▸ Exercise goal
Write out nothing but the lines from the first line of the entries below through the line with "W).attr('height', H).attr('fill', '#fff');"; no pictures go in.

(Charts and diagrams as code)
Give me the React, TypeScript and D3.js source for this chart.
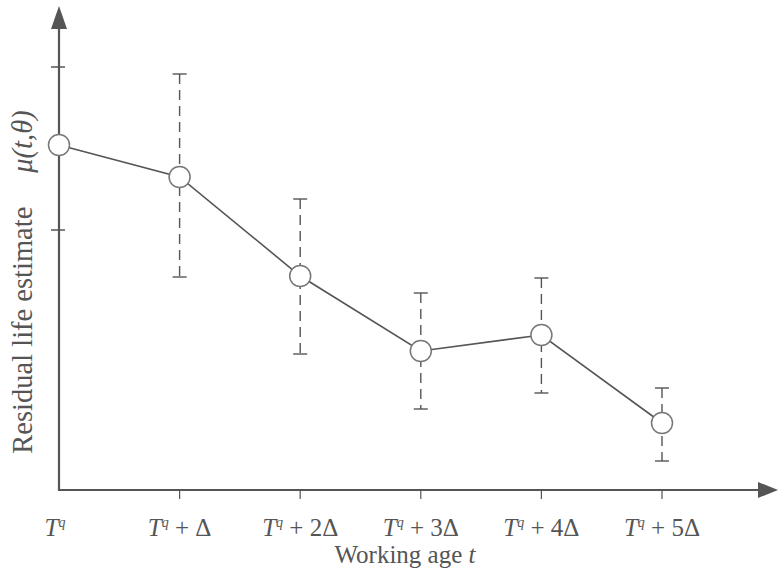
import React, { useRef, useEffect } from 'react';
import * as d3 from 'd3';

// x positions: T^q + kΔ, k = 0..5
const steps = [0, 1, 2, 3, 4, 5];
const stepLabels = ['', ' + Δ', ' + 2Δ', ' + 3Δ', ' + 4Δ', ' + 5Δ'];
// residual life estimate (arbitrary units)
const estimates = [3.45, 3.13, 2.14, 1.39, 1.55, 0.67];
const lowerBounds = [null, 2.13, 1.36, 0.81, 0.97, 0.29];
const upperBounds = [null, 4.16, 2.91, 1.97, 2.12, 1.02];
const yTicks = [2.6, 4.23];

const W = 778;
const H = 575;
const ink = '#555';
const font = '"Liberation Serif", "Times New Roman", serif';

const App: React.FC = () => {
  const svgRef = useRef<SVGSVGElement>(null);

  useEffect(() => {
    const svg = d3.select(svgRef.current);
    svg.selectAll('*').remove();

    svg.append('rect').attr('width', W).attr('height', H).attr('fill', '#fff');

    const x = d3.scaleLinear().domain([0, 5]).range([59, 662]);
    const y = d3.scaleLinear().domain([0, 4.8]).range([490, 10]);
    const x0 = x(0);
    const y0 = y(0);

    // axes
    svg.append('line')
      .attr('x1', x0).attr('x2', x0).attr('y1', y0 + 1).attr('y2', 26)
      .attr('stroke', ink).attr('stroke-width', 2.2);
    svg.append('path')
      .attr('d', `M${x0},6 L${x0 - 8},29 L${x0 + 8},29 Z`)
      .attr('fill', ink);
    svg.append('line')
      .attr('x1', x0 - 1).attr('x2', 762).attr('y1', y0).attr('y2', y0)
      .attr('stroke', ink).attr('stroke-width', 2.2);
    svg.append('path')
      .attr('d', `M778,${y0} L758,${y0 - 8} L758,${y0 + 8} Z`)
      .attr('fill', ink);

    // y ticks
    svg.selectAll('.ytick')
      .data(yTicks)
      .enter()
      .append('line')
      .attr('x1', x0 - 8).attr('x2', x0 + 6)
      .attr('y1', d => y(d)).attr('y2', d => y(d))
      .attr('stroke', ink).attr('stroke-width', 1.5);

    // x ticks
    svg.selectAll('.xtick')
      .data(steps.slice(1))
      .enter()
      .append('line')
      .attr('x1', d => x(d)).attr('x2', d => x(d))
      .attr('y1', y0).attr('y2', y0 + 9)
      .attr('stroke', ink).attr('stroke-width', 1.2);

    // x tick labels
    const lab = svg.selectAll('.xlab')
      .data(steps)
      .enter()
      .append('text')
      .attr('x', d => x(d) - (d === 0 ? 4 : 0))
      .attr('y', 536)
      .attr('text-anchor', 'middle')
      .attr('fill', ink)
      .style('font-family', font)
      .style('font-size', '25px');
    lab.append('tspan').style('font-style', 'italic').text('T');
    lab.append('tspan')
      .style('font-style', 'italic')
      .style('font-size', '14px')
      .attr('dy', -9)
      .text('q');
    lab.append('tspan').attr('dy', 9).text(d => stepLabels[d]);

    // axis titles
    const xt = svg.append('text')
      .attr('x', 405).attr('y', 563)
      .attr('text-anchor', 'middle')
      .attr('fill', ink)
      .style('font-family', font)
      .style('font-size', '25px');
    xt.append('tspan').text('Working age ');
    xt.append('tspan').style('font-style', 'italic').text('t');

    const yt = svg.append('text')
      .attr('transform', 'translate(32,282) rotate(-90)')
      .attr('text-anchor', 'middle')
      .attr('fill', ink)
      .style('font-family', font)
      .style('font-size', '28.5px');
    yt.append('tspan').text('Residual life estimate');
    yt.append('tspan').attr('dx', 34).style('font-style', 'italic').text('μ(t,θ)');

    // error bars
    const bars = steps.filter(i => lowerBounds[i] !== null);
    bars.forEach(i => {
      const cx = x(i);
      const lo = y(lowerBounds[i] as number);
      const hi = y(upperBounds[i] as number);
      svg.append('line')
        .attr('x1', cx).attr('x2', cx).attr('y1', hi).attr('y2', lo)
        .attr('stroke', ink).attr('stroke-width', 1.4)
        .attr('stroke-dasharray', '10,6');
      [lo, hi].forEach(v => {
        svg.append('line')
          .attr('x1', cx - 7).attr('x2', cx + 7).attr('y1', v).attr('y2', v)
          .attr('stroke', ink).attr('stroke-width', 1.4);
      });
    });

    // line
    const line = d3.line<number>()
      .x(i => x(i))
      .y(i => y(estimates[i]));
    svg.append('path')
      .datum(steps)
      .attr('d', line)
      .attr('fill', 'none')
      .attr('stroke', ink)
      .attr('stroke-width', 1.6);

    // points
    svg.selectAll('.pt')
      .data(steps)
      .enter()
      .append('circle')
      .attr('cx', i => x(i))
      .attr('cy', i => y(estimates[i]))
      .attr('r', 10.5)
      .attr('fill', '#fff')
      .attr('stroke', '#777')
      .attr('stroke-width', 1.5);
  }, []);

  return (
    <div style={{ position: 'absolute', left: 0, top: 0 }}>
      <svg ref={svgRef} width={W} height={H} style={{ display: 'block' }} />
    </div>
  );
};

export default App;
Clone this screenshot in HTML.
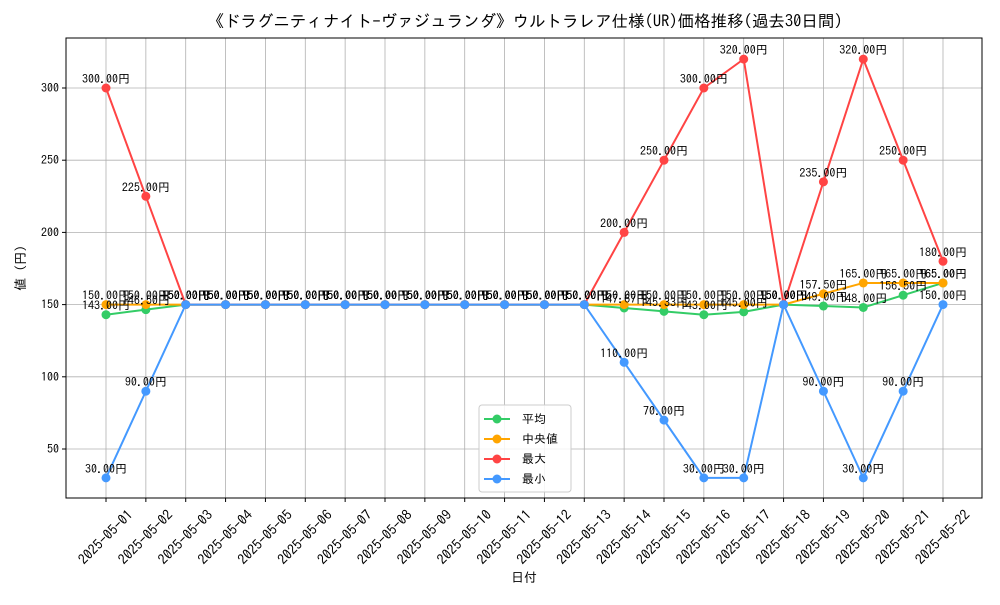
<!DOCTYPE html>
<html><head><meta charset="utf-8"><style>
body{margin:0;background:#fff;}
svg text{font-family:"IPAGothic","Noto Sans CJK JP",sans-serif;}
</style></head><body>
<svg id="c" width="1000" height="600" xmlns="http://www.w3.org/2000/svg"></svg>
<script>
const dates=["2025-05-01","2025-05-02","2025-05-03","2025-05-04","2025-05-05","2025-05-06","2025-05-07","2025-05-08","2025-05-09","2025-05-10","2025-05-11","2025-05-12","2025-05-13","2025-05-14","2025-05-15","2025-05-16","2025-05-17","2025-05-18","2025-05-19","2025-05-20","2025-05-21","2025-05-22"];
const avgVals=[143,146.5,150,150,150,150,150,150,150,150,150,150,150,147.67,145.33,143,145,150,149,148,156.5,165];
const medVals=[150,150,150,150,150,150,150,150,150,150,150,150,150,150,150,150,150,150,157.5,165,165,165];
const maxVals=[300,225,150,150,150,150,150,150,150,150,150,150,150,200,250,300,320,150,235,320,250,180];
const minVals=[30,90,150,150,150,150,150,150,150,150,150,150,150,110,70,30,30,150,90,30,90,150];
const yTicks=[50,100,150,200,250,300];
const svg=document.getElementById('c');const NS="http://www.w3.org/2000/svg";
const L=66,R=982,T=38,B=498;
const x=i=>106+i*(943-106)/21;
const y=v=>88+(300-v)*(449-88)/250;
function el(t,a,p){const e=document.createElementNS(NS,t);for(const k in a)e.setAttribute(k,a[k]);(p||svg).appendChild(e);return e;}
yTicks.forEach(v=>{const g=el('line',{x1:L,x2:R,y1:y(v),y2:y(v),stroke:'#b0b0b0','stroke-width':0.8});


el('line',{x1:L-4,x2:L,y1:y(v),y2:y(v),stroke:'#000'});
const t=el('text',{x:L-7,y:y(v)+4,'text-anchor':'end','font-size':12});t.textContent=v;

});
dates.forEach((d,i)=>{const g=el('line',{x1:x(i),x2:x(i),y1:T,y2:B,stroke:'#b0b0b0','stroke-width':0.8});


el('line',{x1:x(i),x2:x(i),y1:B,y2:B+4,stroke:'#000'});
const cx=x(i)-0.5,cy=B+39;
const t=el('text',{x:cx,y:cy+5,'text-anchor':'middle','font-size':14,transform:`rotate(-45 ${cx} ${cy})`});t.textContent=d;

});
const fr=el('rect',{x:L,y:T,width:R-L,height:B-T,fill:'none',stroke:'#000','stroke-width':1});


const series=[["avg",avgVals,"#33cc66"],["median",medVals,"#ffa500"],["max",maxVals,"#ff4444"],["min",minVals,"#4499ff"]];
series.forEach(([n,vals,c])=>{
const p=el('polyline',{points:vals.map((v,i)=>x(i)+','+y(v)).join(' '),fill:'none',stroke:c,'stroke-width':2});


vals.forEach((v,i)=>{const m=el('circle',{cx:x(i),cy:y(v),r:4.5,fill:c});

});
});
series.forEach(([n,vals,c])=>{vals.forEach((v,i)=>{const t=el('text',{x:x(i),y:y(v)-5,'text-anchor':'middle','font-size':12,fill:'#000'});t.textContent=v.toFixed(2)+'円';

});});
const ti=el('text',{x:525,y:27,'text-anchor':'middle','font-size':16.5});ti.textContent='《ドラグニティナイト-ヴァジュランダ》ウルトラレア仕様(UR)価格推移(過去30日間)';


const xl=el('text',{x:524,y:582,'text-anchor':'middle','font-size':13});xl.textContent='日付';


const yl=el('text',{x:25,y:268,'text-anchor':'middle','font-size':13,transform:'rotate(-90 25 268)'});yl.textContent='値 (円)';


const lg=el('g',{});


el('rect',{x:479,y:405,width:92,height:87,rx:3,fill:'#fff','fill-opacity':0.85,stroke:'#ccc'},lg);
const names=["平均","中央値","最大","最小"];
series.forEach(([n,vals,c],k)=>{const yy=419+k*20;
const e=el('g',{},lg);


el('line',{x1:484,x2:510,y1:yy,y2:yy,stroke:c,'stroke-width':2},e);
el('circle',{cx:497,cy:yy,r:4.5,fill:c},e);
const t=el('text',{x:522,y:yy+4,'font-size':12},e);t.textContent=names[k];});
</script>
</body></html>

▸ Solution
Give me the React, TypeScript and D3.js source for this chart.
import React, { useRef, useEffect } from 'react';
import * as d3 from 'd3';

// x positions: T^q + kΔ, k = 0..5
const steps = [0, 1, 2, 3, 4, 5];
const stepLabels = ['', ' + Δ', ' + 2Δ', ' + 3Δ', ' + 4Δ', ' + 5Δ'];
// residual life estimate (arbitrary units)
const estimates = [3.45, 3.13, 2.14, 1.39, 1.55, 0.67];
const lowerBounds = [null, 2.13, 1.36, 0.81, 0.97, 0.29];
const upperBounds = [null, 4.16, 2.91, 1.97, 2.12, 1.02];
const yTicks = [2.6, 4.23];

const W = 778;
const H = 575;
const ink = '#555';
const font = '"Liberation Serif", "Times New Roman", serif';

const App: React.FC = () => {
  const svgRef = useRef<SVGSVGElement>(null);

  useEffect(() => {
    const svg = d3.select(svgRef.current);
    svg.selectAll('*').remove();

    svg.append('rect').attr('width', W).attr('height', H).attr('fill', '#fff');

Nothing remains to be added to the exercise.